All of these efforts—decades of work by federal, state and local governments, by scientists and researchers, and by thousands of volunteers who support the various water quality and wildlife restoration projects—could be reversed by the ordered repeal of the Clean Water Act. Budget cuts to the Environmental Protection Agency mean grants and investments to cities for wastewater treatment, to watershed groups for wetland conservation and to farmers for runoff reduction, could be eliminated. These investments are both ecological and economical, says Kauffman. The river is responsible for half a million jobs. Taxpayer investment in the Clean Water Act is returned to us in the form of clean water for drinking, for recreation, for us to live next to—and for us to live with.
Rivers are ubiquitous in American life. Of our 150 largest cities, says author Tim Palmer, 130 are on the banks of rivers. In most of them, the rivers have been incorporated into city redevelopment as centers for community activities, recreation and restaurants. Rivers are often either the focus of our trips to national parks or the source of the parks themselves. As Palmer points out, “Niagara Falls—the most visited natural tourist attraction—is first and foremost a river.”
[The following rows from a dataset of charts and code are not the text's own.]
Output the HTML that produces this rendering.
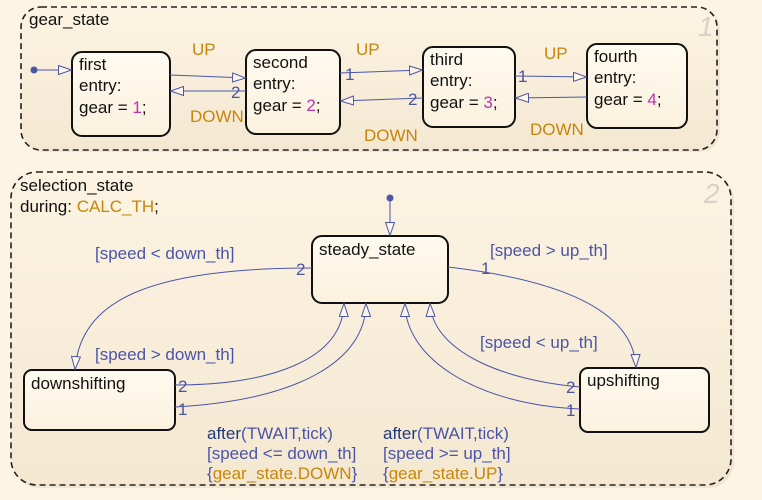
<!DOCTYPE html>
<html><head><meta charset="utf-8"><style>
html,body{margin:0;padding:0;background:#fdf4e3;}
svg{display:block;font-family:"Liberation Sans",sans-serif;}
</style></head><body>
<svg width="762" height="500" viewBox="0 0 762 500" xmlns="http://www.w3.org/2000/svg">
<defs>
<linearGradient id="rg" x1="0" y1="0" x2="0" y2="1"><stop offset="0" stop-color="#fcf3e2"/><stop offset="1" stop-color="#f4e8d2"/></linearGradient>
<linearGradient id="sg" x1="0" y1="0" x2="0" y2="1"><stop offset="0" stop-color="#fffaf0"/><stop offset="1" stop-color="#fbf1de"/></linearGradient>
<marker id="ah" viewBox="0 0 14 10" refX="14" refY="5" markerWidth="14" markerHeight="10" markerUnits="userSpaceOnUse" orient="auto"><path d="M0.5,0.5 L13.5,5 L0.5,9.5 Z" fill="#fdf6e8" stroke="#4a55a8" stroke-width="1"/></marker>
</defs>
<rect width="762" height="500" fill="#fdf4e3"/>
<rect x="23" y="9" width="697" height="143" rx="20" fill="#e8dcc6" opacity="0.6"/>
<rect x="21" y="7" width="696" height="143" rx="20" fill="url(#rg)" stroke="#222" stroke-width="1.6" stroke-dasharray="6,4"/>
<rect x="13" y="174" width="721" height="314" rx="26" fill="#e8dcc6" opacity="0.6"/>
<rect x="11" y="172" width="720" height="313" rx="26" fill="url(#rg)" stroke="#222" stroke-width="1.6" stroke-dasharray="6,4"/>
<text x="698" y="36" font-size="28" font-style="italic" fill="#d8d2c6">1</text>
<text x="704" y="203" font-size="28" font-style="italic" fill="#d8d2c6">2</text>
<g font-size="17" fill="#111" textLength="0">
<text x="29" y="25">gear_state</text>
<text x="20" y="191">selection_state</text>
<text x="20" y="212">during: <tspan fill="#c8850a">CALC_TH</tspan>;</text>
</g>
<g stroke="#111" stroke-width="2" fill="url(#sg)">
<rect x="72" y="52" width="98" height="84" rx="10"/>
<rect x="246" y="50" width="94" height="84" rx="10"/>
<rect x="423" y="47" width="92" height="80" rx="10"/>
<rect x="587" y="44" width="100" height="84" rx="10"/>
<rect x="312" y="236" width="136" height="67" rx="10"/>
<rect x="24" y="370" width="151" height="60" rx="8"/>
<rect x="580" y="368" width="129" height="64" rx="8"/>
</g>
<g font-size="17" fill="#111">
<text x="79" y="70">first</text><text x="79" y="91">entry:</text><text x="79" y="113">gear = <tspan fill="#c030b0">1</tspan>;</text>
<text x="253" y="68">second</text><text x="253" y="89">entry:</text><text x="253" y="111">gear = <tspan fill="#c030b0">2</tspan>;</text>
<text x="430" y="65">third</text><text x="430" y="86">entry:</text><text x="430" y="108">gear = <tspan fill="#c030b0">3</tspan>;</text>
<text x="594" y="62">fourth</text><text x="594" y="83">entry:</text><text x="594" y="105">gear = <tspan fill="#c030b0">4</tspan>;</text>
<text x="319" y="255">steady_state</text>
<text x="31" y="389">downshifting</text>
<text x="587" y="386">upshifting</text>
</g>
<g stroke="#4a55a8" stroke-width="1" fill="none" marker-end="url(#ah)">
<path d="M34,70 L72,70"/>
<path d="M170,75 L246,78"/>
<path d="M246,91 L170,91"/>
<path d="M340,73 L423,70"/>
<path d="M423,98 L340,101"/>
<path d="M515,76 L587,77"/>
<path d="M587,97 L515,98"/>
<path d="M390,198 L390,236"/>
<path d="M312,268 C150,268 80,300 75,370"/>
<path d="M448,267 C560,280 634,310 636,368"/>
<path d="M175,385 C270,385 343,360 344,303"/>
<path d="M175,407 C300,400 366,360 366,303"/>
<path d="M580,387 C500,380 432,350 430,303"/>
<path d="M580,409 C480,405 405,360 405,303"/>
</g>
<circle cx="34" cy="70" r="3.5" fill="#4a55a8"/>
<circle cx="390" cy="198" r="3.5" fill="#4a55a8"/>
<g font-size="17" fill="#4a55a8">
<text x="231" y="98">2</text>
<text x="345" y="80">1</text>
<text x="408" y="105">2</text>
<text x="518" y="82">1</text>
<text x="296" y="275">2</text>
<text x="481" y="274">1</text>
<text x="178" y="392">2</text>
<text x="178" y="415">1</text>
<text x="566" y="393">2</text>
<text x="566" y="416">1</text>
<text x="95" y="259">[speed &lt; down_th]</text>
<text x="490" y="256">[speed &gt; up_th]</text>
<text x="95" y="360">[speed &gt; down_th]</text>
<text x="480" y="348">[speed &lt; up_th]</text>
<text x="207" y="439"><tspan fill="#1f3a7a">after</tspan>(TWAIT,tick)</text>
<text x="207" y="459">[speed &lt;= down_th]</text>
<text x="207" y="479">{<tspan fill="#c8850a">gear_state.DOWN</tspan>}</text>
<text x="383" y="439"><tspan fill="#1f3a7a">after</tspan>(TWAIT,tick)</text>
<text x="383" y="459">[speed &gt;= up_th]</text>
<text x="383" y="479">{<tspan fill="#c8850a">gear_state.UP</tspan>}</text>
</g>
<g font-size="17" fill="#c8850a">
<text x="192" y="55">UP</text>
<text x="190" y="122">DOWN</text>
<text x="356" y="55">UP</text>
<text x="364" y="141">DOWN</text>
<text x="544" y="59">UP</text>
<text x="530" y="135">DOWN</text>
</g>
</svg>
</body></html>
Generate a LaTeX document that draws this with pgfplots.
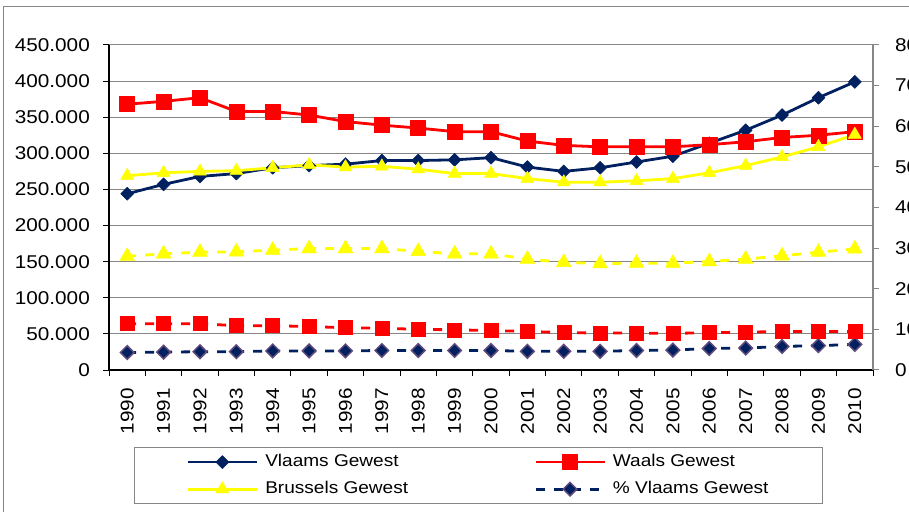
\documentclass[border=0pt]{standalone}
\usepackage{pgfplots}
\usepackage{pgfplotstable}
\pgfplotsset{compat=1.18}
\usepackage{fontspec}
\setmainfont{Liberation Sans}[FakeStretch=1.12]
\definecolor{navy}{RGB}{0,32,96}
\definecolor{dpurple}{RGB}{96,74,123}
\definecolor{gridgray}{RGB}{134,134,134}
\definecolor{yel}{RGB}{255,255,0}
\definecolor{rd}{RGB}{255,0,0}

\pgfplotstableread{
x vl wa br pvl pwa pbr
0  244 368 269 4.3 11.4 28.0
1  257 372 273 4.4 11.4 28.6
2  268 377 275 4.5 11.4 29.0
3  272 358 276 4.5 10.9 29.1
4  280 358 280 4.7 10.9 29.5
5  283 353 284 4.7 10.7 29.9
6  285 344 281 4.7 10.4 29.9
7  290 339 282 4.8 10.3 29.9
8  290 335 278 4.8 10.0 29.2
9  291 330 272 4.8 9.9 28.6
10 294 330 272 4.8 9.7 28.6
11 281 317 265 4.6 9.5 27.3
12 275 311 260 4.6 9.2 26.5
13 280 309 260 4.6 9.1 26.2
14 288 309 262 4.8 9.1 26.3
15 296 309 265 4.9 9.0 26.3
16 314 312 273 5.3 9.2 26.7
17 332 316 283 5.4 9.3 27.3
18 353 322 295 5.8 9.5 28.1
19 377 325 309 6.0 9.5 29.0
20 399 330 326 6.3 9.5 29.8
}\data

\begin{document}
\fontsize{18.5}{22}\selectfont
\begin{tikzpicture}
\draw[gridgray, line width=1pt] (3pt,504pt) rectangle (960pt,-30pt);
\begin{axis}[
  at={(109pt,141pt)}, anchor=south west,
  scale only axis, width=764pt, height=325pt,
  xmin=-0.5, xmax=20.5, ymin=0, ymax=450,
  axis x line*=bottom, axis y line*=left,
  axis line style={black, line width=1.2pt},
  xtick={0,...,20},
  xticklabels={1990,1991,1992,1993,1994,1995,1996,1997,1998,1999,2000,2001,2002,2003,2004,2005,2006,2007,2008,2009,2010},
  minor xtick={-0.5,0.5,...,20.5},
  ytick={0,50,...,450},
  minor ytick={0,50,...,450},
  yticklabels={0,50.000,100.000,150.000,200.000,250.000,300.000,350.000,400.000,450.000},
  major tick length=0pt, minor tick length=6pt, tick align=outside,
  tick style={black, line width=1pt},
  ymajorgrids, major grid style={gridgray, line width=1pt},
  xticklabel style={rotate=90, anchor=east, inner sep=0pt},
  xticklabel shift=18pt,
  yticklabel style={anchor=east, inner sep=0pt},
  yticklabel shift=19pt,
  legend columns=2,
  legend cell align=left,
  legend style={at={(0.0327,-0.237)}, anchor=north west,
    draw=gridgray, line width=1pt, font=\fontsize{17}{20}\selectfont,
    inner xsep=52pt, inner ysep=5pt, row sep=8pt,
    nodes={inner sep=2pt},
    /tikz/column 2/.style={column sep=124pt}},
  legend image code/.code={\draw[mark repeat=2,mark phase=2] plot coordinates {(0pt,0pt) (34.5pt,0pt) (69pt,0pt)};
    \path (74pt,0pt);},
]
\addplot[navy, line width=2.8pt, line join=round, mark=square*, mark size=4.6pt,
  mark options={rotate=45, solid, fill=navy, draw=navy, line width=0.5pt}]
  table[x=x, y=vl] {\data};
\addlegendentry{Vlaams Gewest}
\addplot[rd, line width=2.8pt, line join=round, mark=square*, mark size=7.5pt,
  mark options={solid, fill=rd, draw=rd, line width=0.5pt}]
  table[x=x, y=wa] {\data};
\addlegendentry{Waals Gewest}
\addplot[yel, line width=2.8pt, line join=round, mark=triangle*, mark size=7.5pt,
  mark options={solid, fill=yel, draw=yel, line width=0.5pt}]
  table[x=x, y=br] {\data};
\addlegendentry{Brussels Gewest}
\addlegendimage{navy, line width=2.8pt, dash pattern=on 9pt off 9pt, mark=square*, mark size=4.8pt,
  mark options={rotate=45, solid, fill=navy, draw=dpurple, line width=1.5pt}}
\addlegendentry{\% Vlaams Gewest}
\end{axis}
\begin{axis}[
  at={(109pt,141pt)}, anchor=south west,
  scale only axis, width=764pt, height=325pt,
  xmin=-0.5, xmax=20.5, ymin=0, ymax=80,
  axis y line*=right, axis x line=none,
  axis line style={gridgray, line width=1.2pt},
  ytick={0,10,...,80},
  yticklabels={0,10,20,30,40,50,60,70,80},
  major tick length=6pt, tick align=outside,
  ytick style={gridgray, line width=1pt},
  yticklabel style={anchor=west, inner sep=0pt},
  yticklabel shift=16pt,
]
\addplot[navy, line width=2.8pt, dash pattern=on 9pt off 9pt, mark=square*, mark size=4.8pt,
  mark options={rotate=45, solid, fill=navy, draw=dpurple, line width=1.5pt}]
  table[x=x, y=pvl] {\data};
\addplot[rd, line width=2.8pt, dash pattern=on 9pt off 9pt, mark=square*, mark size=7pt,
  mark options={solid, fill=rd, draw=rd, line width=0.5pt}]
  table[x=x, y=pwa] {\data};
\addplot[yel, line width=2.8pt, dash pattern=on 9pt off 9pt, mark=triangle*, mark size=8.5pt,
  mark options={solid, fill=yel, draw=yel, line width=0.5pt}]
  table[x=x, y=pbr] {\data};
\end{axis}
\pgfresetboundingbox
\path (0,0) rectangle (909pt,511pt);
\end{tikzpicture}
\end{document}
And perhaps that’s part of the difficulty we have with rivers—if we don’t live on them or travel purposefully to see them, we can too easily forget about them. The Delaware is easy to ignore, easy to forget. It exists on our fringes, on our border. But we are also its namesake. And the human body is 85 percent water; for us, that water comes from the Delaware. We belong to it, much more than it belongs to us.